La controversia sugli atti amministrativi generali esula dalla giurisdizione delle commissioni tributarie, il cui potere di annullamento riguarda soltanto gli atti indicati dall’articolo 19 del precitato DLgs. 546/92 o a questi assimilabili, e non si estende agli atti amministrativi generali, dei quali l’articolo 7 dello stesso DLgs. consente soltanto la disapplicazione, ferma restando l’impugnabilità degli stessi dinanzi al giudice amministrativo.
Lo stabiliscono le Sezioni Unite della Corte di Cassazione con la Sentenza 18 aprile 2016 n. 7665.
Secondo i Giudici nessuna disposizione del decreto legislativo 31 dicembre 1992, n. 546 attribuisce alle commissioni tributarie un potere direttamente incisivo degli atti generali in deroga alla tipica giurisdizione di legittimità costituzionalmente riservata agli organi della giustizia amministrativa. Non vi è spazio – sia nel vecchio contenzioso fiscale di cui al DPR n. 636 del 1972 sia nel processo tributario di cui al DLgs. n. 546 del 1992 – per l’impugnazione di atti che possono coinvolgere un numero indeterminato di soggetti con pronuncia avente efficacia nei confronti della generalità dei contribuenti (Cass., sez. un., n. 3030 del 2002), atteso che l’azione del contribuente dinanzi alla commissioni tributarie viene ad essere esercitata – ai sensi dell’articolo 19 del menzionato DLgs. – mediante l’impugnazione di specifici atti impositivi o di riscossione o di determinati atti di rifiuto (Cass., sez. un., 13793 del 2004). Sicché, senza la “mediazione” rappresentata dall’impugnativa dell’atto impositivo, di riscossione o di diniego, il giudice tributario non può giudicare della legittimità degli atti amministrativi generali, dei quali può conoscere solo incidenter tantum e unicamente ai fini della disapplicazione nella singola fattispecie dell’atto amministrativo presupposto dell’atto impugnato (Cass., sez. un., n. 6224 del 2006).

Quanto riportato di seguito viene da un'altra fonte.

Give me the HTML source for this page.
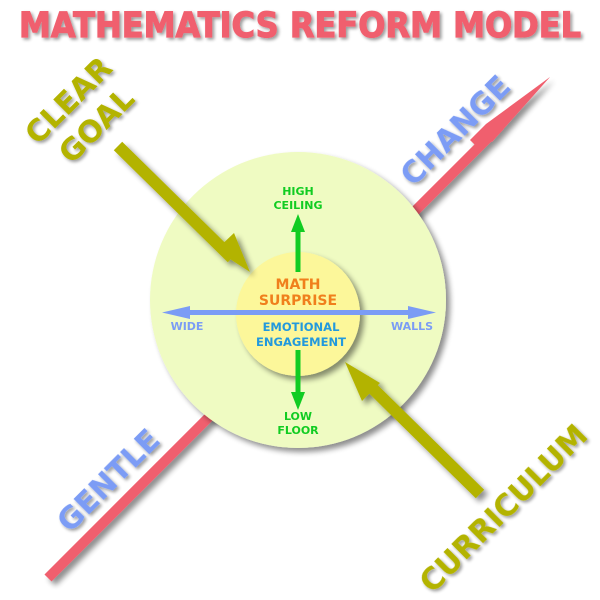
<!DOCTYPE html>
<html><head><style>body{margin:0;background:#fff}svg{display:block}</style></head><body>
<svg width="600" height="600" viewBox="0 0 600 600" font-family="'DejaVu Sans','Liberation Sans',sans-serif" font-weight="bold">
<defs>
<filter id="sh" x="-20%" y="-20%" width="150%" height="150%"><feGaussianBlur in="SourceAlpha" stdDeviation="3"/><feOffset dx="4" dy="4"/><feComponentTransfer><feFuncA type="linear" slope="0.45"/></feComponentTransfer><feMerge><feMergeNode/><feMergeNode in="SourceGraphic"/></feMerge></filter>
<filter id="ts" x="-10%" y="-20%" width="130%" height="150%"><feGaussianBlur in="SourceAlpha" stdDeviation="1.5"/><feOffset dx="2" dy="2"/><feComponentTransfer><feFuncA type="linear" slope="0.4"/></feComponentTransfer><feMerge><feMergeNode/><feMergeNode in="SourceGraphic"/></feMerge></filter>
</defs>
<text x="300" y="37" text-anchor="middle" font-size="35" fill="#f05f6e" stroke="#f05f6e" stroke-width="1.2" textLength="562" lengthAdjust="spacingAndGlyphs" filter="url(#ts)">MATHEMATICS REFORM MODEL</text>
<g filter="url(#sh)">
<line x1="48" y1="578" x2="500" y2="126" stroke="#f05f6e" stroke-width="10"/>
<polygon points="550,77 476,146 470,140 486,124" fill="#f05f6e"/>
<polygon points="550,77 480,132 492,142" fill="#f05f6e"/>
</g>
<circle cx="298" cy="300" r="148" fill="#effbc2" filter="url(#sh)"/>
<circle cx="298" cy="314" r="62" fill="#fcf79a" filter="url(#sh)"/>
<g fill="#b3b300" filter="url(#sh)">
<line x1="118" y1="146" x2="232" y2="258" stroke="#b3b300" stroke-width="12"/>
<polygon points="250,272 216,250 234,233"/>
<line x1="480" y1="494" x2="364" y2="380" stroke="#b3b300" stroke-width="12"/>
<polygon points="345,362 380,383 362,401"/>
</g>
<g fill="#7b9cf5">
<rect x="180" y="310" width="238" height="5"/>
<polygon points="162,312.5 190,306 190,319"/>
<polygon points="436,312.5 408,306 408,319"/>
</g>
<g fill="#11cc22">
<rect x="295.5" y="228" width="5" height="44"/>
<polygon points="298,214 291,232 305,232"/>
<rect x="295.5" y="350" width="5" height="46"/>
<polygon points="298,410 291,392 305,392"/>
</g>
<g font-size="11" text-anchor="middle" fill="#11cc22">
<text x="298" y="195">HIGH</text><text x="298" y="209">CEILING</text>
<text x="298" y="420">LOW</text><text x="298" y="434">FLOOR</text>
</g>
<g font-size="14" text-anchor="middle" fill="#f07f1c">
<text x="298" y="289">MATH</text><text x="298" y="305">SURPRISE</text>
</g>
<g font-size="11.5" text-anchor="middle" fill="#2299dd">
<text x="301" y="331">EMOTIONAL</text><text x="301" y="346">ENGAGEMENT</text>
</g>
<g font-size="11" text-anchor="middle" fill="#7b9cf5">
<text x="187" y="330">WIDE</text><text x="412" y="330">WALLS</text>
</g>
<g font-size="30" text-anchor="middle" filter="url(#ts)">
<text transform="translate(68,100) rotate(-45)" fill="#b3b300" dy="11">CLEAR</text>
<text transform="translate(96,125) rotate(-45)" fill="#b3b300" dy="11">GOAL</text>
<text transform="translate(455,130) rotate(-45)" fill="#7b9cf5" dy="11">CHANGE</text>
<text transform="translate(108,480) rotate(-45)" fill="#7b9cf5" dy="11">GENTLE</text>
<text transform="translate(503,508) rotate(-45)" fill="#b3b300" dy="11">CURRICULUM</text>
</g>
</svg>
</body></html>
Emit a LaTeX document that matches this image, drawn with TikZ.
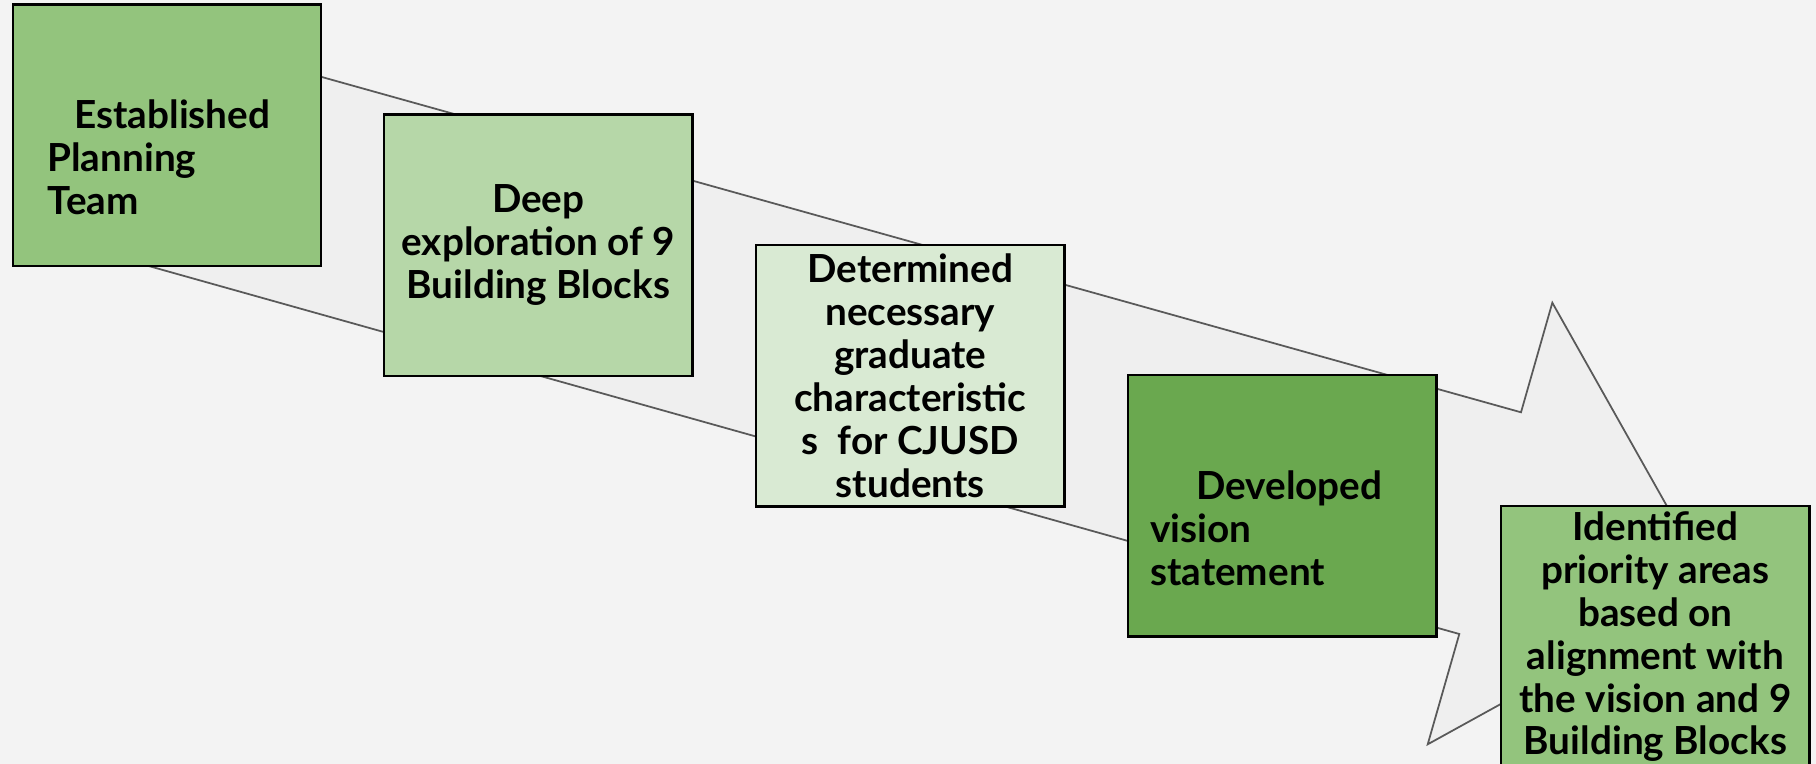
\documentclass[tikz,border=0pt]{standalone}
\usepackage{fontspec}
\setmainfont{Lato}
\usetikzlibrary{positioning}

\definecolor{bgGray}{HTML}{F3F3F3}
\definecolor{arrowFill}{HTML}{EFEFEF}
\definecolor{arrowLine}{HTML}{595959}
\definecolor{greenA}{HTML}{93C47D}
\definecolor{greenB}{HTML}{B6D7A8}
\definecolor{greenC}{HTML}{D9EAD3}
\definecolor{greenD}{HTML}{6AA84F}

\tikzset{
  stepbox/.style={draw=black, line width=0.7pt, anchor=north west,
    minimum width=3.08cm, minimum height=2.61cm, inner ysep=0pt,
    font=\bfseries\fontsize{11}{12.2}\selectfont},
  midbox/.style={stepbox, align=center, inner xsep=0pt},
  leftbox/.style={stepbox, align=left, inner xsep=#1, text width=3.08cm-2*#1},
}

\begin{document}
\begin{tikzpicture}[x=0.01cm, y=-0.01cm]
  \useasboundingbox (0,0) rectangle (1816,764);
  \clip (0,0) rectangle (1816,764);
  \fill[bgGray] (0,0) rectangle (1816,764);

  % Big arrow behind the steps
  \draw[arrowLine, fill=arrowFill, line width=0.5pt, line join=miter]
    (80,9.4) -- (1521,412.3) -- (1552.3,302.7) -- (1712.6,587.2)
    -- (1427.7,744.3) -- (1459.3,634) -- (18.3,229.4) -- cycle;

  % Steps
  \node[leftbox=0.346cm, fill=greenA] (plan) at (11.6,3.5)
    {\strut\\\hspace*{0.27cm}Established\\Planning\\Team};
  \node[midbox, fill=greenB] (blocks) at (383,113.5)
    {Deep\\exploration of 9\\Building Blocks};
  \node[midbox, fill=greenC] (grads) at (755,244)
    {Determined\\necessary\\graduate\\characteristic\\s\ \ for CJUSD\\students};
  \node[leftbox=0.22cm, fill=greenD] (vision) at (1127,374)
    {\strut\\\hspace*{0.46cm}Developed\\vision\\statement};
  \node[midbox, fill=greenA] (areas) at (1500,505)
    {Identified\\priority areas\\based on\\alignment with\\the vision and 9\\Building Blocks};
\end{tikzpicture}
\end{document}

Tali criteri restano validi quando l’atto impositivo sia impugnato successivamente all’adozione dell’atto amministrativo generale. E neppure quando il contribuente intenda censurare entrambi gli atti (nel caso specifico da un lato gli atti di divisione del territorio in microzone catastali ex artt. 1 e 2 del DPR 138/98, dall’altro l’accertamento catastale in senso stretto).